Do the greatest presidents pose the greatest danger to liberty?
By Ross K. Baker
Mention the names of John Adams, Abraham Lincoln, Woodrow Wilson and Franklin D. Roosevelt to historians, and they will tell you that these are some of our greatest presidents.
Mention the Alien and Sedition Acts of 1798; the revocation during the Civil War of the writ of habeas corpus, which protects Americans from false imprisonment; the Palmer raids of 1918, which swept up scores of political dissidents; and the forced relocation of Japanese-Americans during World War II, and those same historians will tell you that these acts constitute some of the worst assaults on American liberty.
It is a disturbing fact that each one of these four revered presidents is responsible for one of the four onslaughts against civil liberties that took place during their time in the White House.
With the exception of Adams, it should be quickly noted, all of these chief executives served during times of war. It also has often been remarked that our wartime presidents have been judged as great or near-great.
There are, of course, exceptions: James Madison, a towering figure at the Constitutional Convention but rather an ordinary president at the time of the War of 1812; James Polk during the Mexican War; William McKinley, who was commander in chief during the Spanish-American War; and Lyndon Johnson during the Vietnam War.

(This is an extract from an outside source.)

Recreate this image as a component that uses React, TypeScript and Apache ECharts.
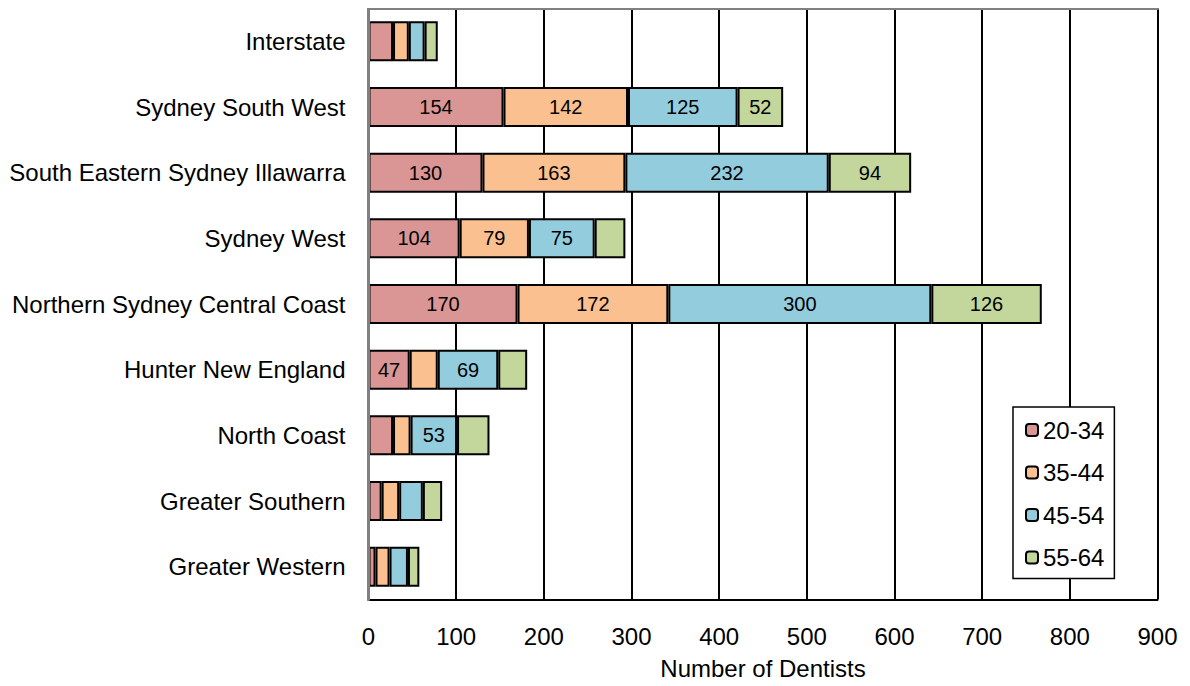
import React, { useEffect, useRef } from "react";
import * as echarts from "echarts";

const categories = [
  "Interstate",
  "Sydney South West",
  "South Eastern Sydney Illawarra",
  "Sydney West",
  "Northern Sydney Central Coast",
  "Hunter New England",
  "North Coast",
  "Greater Southern",
  "Greater Western",
];
const age20to34 = [28, 154, 130, 104, 170, 47, 28, 15, 8];
const age35to44 = [18, 142, 163, 79, 172, 32, 20, 20, 16];
const age45to54 = [18, 125, 232, 75, 300, 69, 53, 27, 21];
const age55to64 = [15, 52, 94, 35, 126, 33, 37, 22, 13];
const seriesNames = ["20-34", "35-44", "45-54", "55-64"];
const xTicks = [0, 100, 200, 300, 400, 500, 600, 700, 800, 900];

const colors = ["#D99694", "#FAC090", "#93CDDD", "#C3D69B"];
const FONT = "Liberation Sans, Arial, sans-serif";

export default function App() {
  const ref = useRef<HTMLDivElement>(null);
  useEffect(() => {
    if (!ref.current) return;
    const chart = echarts.init(ref.current, undefined, { renderer: "svg" });
    const all = [age20to34, age35to44, age45to54, age55to64];
    chart.setOption({
      animation: false,
      textStyle: { fontFamily: FONT },
      grid: {
        left: 360.5,
        top: 0.5,
        width: 789,
        height: 591,
        containLabel: false,
        outerBoundsMode: "none",
      },
      legend: {
        orient: "vertical",
        left: 1005,
        top: 399,
        data: seriesNames,
        backgroundColor: "#fff",
        borderColor: "#000",
        borderWidth: 1.5,
        padding: [11, 10, 9, 12],
        itemGap: 18.5,
        itemWidth: 12,
        itemHeight: 12,
        textStyle: { fontSize: 24, color: "#000", fontFamily: FONT },
      },
      xAxis: [
        {
          type: "value",
          min: 0,
          max: 900,
          interval: 100,
          position: "bottom",
          axisLine: { show: true, lineStyle: { color: "#000", width: 2 } },
          axisTick: { show: false },
          axisLabel: {
            fontSize: 24,
            color: "#000",
            margin: 25,
            fontFamily: FONT,
            formatter: (v: number) => (xTicks.includes(v) ? String(v) : ""),
          },
          splitLine: { show: true, lineStyle: { color: "#000", width: 2 } },
          name: "Number of Dentists",
          nameLocation: "middle",
          nameGap: 57,
          nameTextStyle: { fontSize: 24, color: "#000", fontFamily: FONT },
        },
        {
          type: "value",
          min: 0,
          max: 900,
          interval: 100,
          position: "top",
          axisLine: { show: true, lineStyle: { color: "#808080", width: 3 } },
          axisTick: { show: false },
          axisLabel: { show: false },
          splitLine: { show: false },
        },
      ],
      yAxis: {
        type: "category",
        data: categories,
        inverse: true,
        axisLine: { show: true, lineStyle: { color: "#808080", width: 3 } },
        axisTick: { show: false },
        axisLabel: { fontSize: 24, color: "#000", margin: 23, fontFamily: FONT },
        splitLine: { show: false },
        z: 5,
      },
      series: all.map((d, i) => ({
        name: seriesNames[i],
        type: "bar",
        stack: "total",
        xAxisIndex: 0,
        data: d,
        barWidth: 40,
        itemStyle: { color: colors[i], borderColor: "#000", borderWidth: 2 },
        label: {
          show: true,
          position: "inside",
          fontSize: 20,
          color: "#000",
          fontFamily: FONT,
          formatter: (p: any) => (p.value >= 45 ? String(p.value) : ""),
        },
      })),
    });
    return () => chart.dispose();
  }, []);
  return <div ref={ref} style={{ width: 1182, height: 678 }} />;
}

What about President Bush?
We will need to wait for the verdict of future historians on the standing of President George W. Bush, but it is certain that the USA Patriot Act, which was enacted at his behest and has had portions assailed by civil libertarians, will weigh heavily in his ranking.
When we look back on the wartime presidents of the past, we tend to regard their constitutional transgressions as minor lapses in otherwise sterling careers. In Lincoln's case, the jailing of an opponent of the war in Ohio can hardly be said to equal in importance the salvation of the union and the destruction of slavery. In his case, as in the others, service during wartime contributes substantially to the high regard in which he is currently held.
But what, if anything, is the connection between these great presidents who served in wartime and the notorious transgressions against the liberties of Americans? A simple answer is that wars have historically expanded the powers of the presidency at the expense of those of other institutions, notably Congress. A leading advocate of a muscular presidency, Alexander Hamilton, observed that it is the nature of war to increase the executive authority at the expense of the legislative.
This argument, which implies that one steady hand guiding a nation at war is preferable to hundreds of legislators, is a persuasive one, and it is one that Lincoln found especially congenial in his efforts to fend off congressional committees from second-guessing him during the Civil War.
But more than just steadfastness and constancy mark the wartime presidents. There also was, significantly, their readiness to defy constitutional obstacles, as Lincoln did when he usurped a power given to Congress by unilaterally suspending habeas corpus in Maryland. Lincoln justified his action by asking, "Are all the laws but one to go unexecuted, and the government itself go to pieces, lest that one be violated?"
The argument, however, that holding office during wartime, by itself, caused these presidents to be judged great is a weak one. They probably would have been revered because they were men who believed in a vigorous presidency. Lincoln was not just the great emancipator and savior of the union, but also the Lincoln of the Homestead Act, which opened vast tracts of Western land to settlement. He was the Lincoln of the land-grant colleges and the income tax.
Likewise, Wilson's accomplishments include not just his leadership in World War I, but also the establishment of the Federal Reserve, the graduated income tax, the Clayton Anti-Trust Act and restrictions on child labor.
As for FDR, had he declined to run for a third term in 1940, choosing not to break precedent, he would still be celebrated as the president who rescued the nation from the Great Depression.
Such boldness prompted these presidents to push the boundaries of their authority.
History as the judge
Bush, who proclaimed himself a wartime president after the terrorist attacks of Sept. 11, 2001, has also proved himself an activist president on non-military matters.
He is responsible for the massive and unprecedented federal involvement in education with the No Child Left Behind Act. Likewise, his extension of Medicare to cover prescription drugs is a major break from the traditional Republican small-government doctrine. It is not surprising, then, that his efforts to combat terrorism were not greatly constrained by constitutional scruples.
History will not rate Bush by some impossibly lofty standard when it measures him against wartime presidents. Rather, he will be appraised in light of the more modest and imperfect record of those predecessors.
These were presidents whose encroachments were impulsive rather than systematic and who did not try to aggrandize the powers of their office or, in the interests of national security, permanently curtail the rights of the people.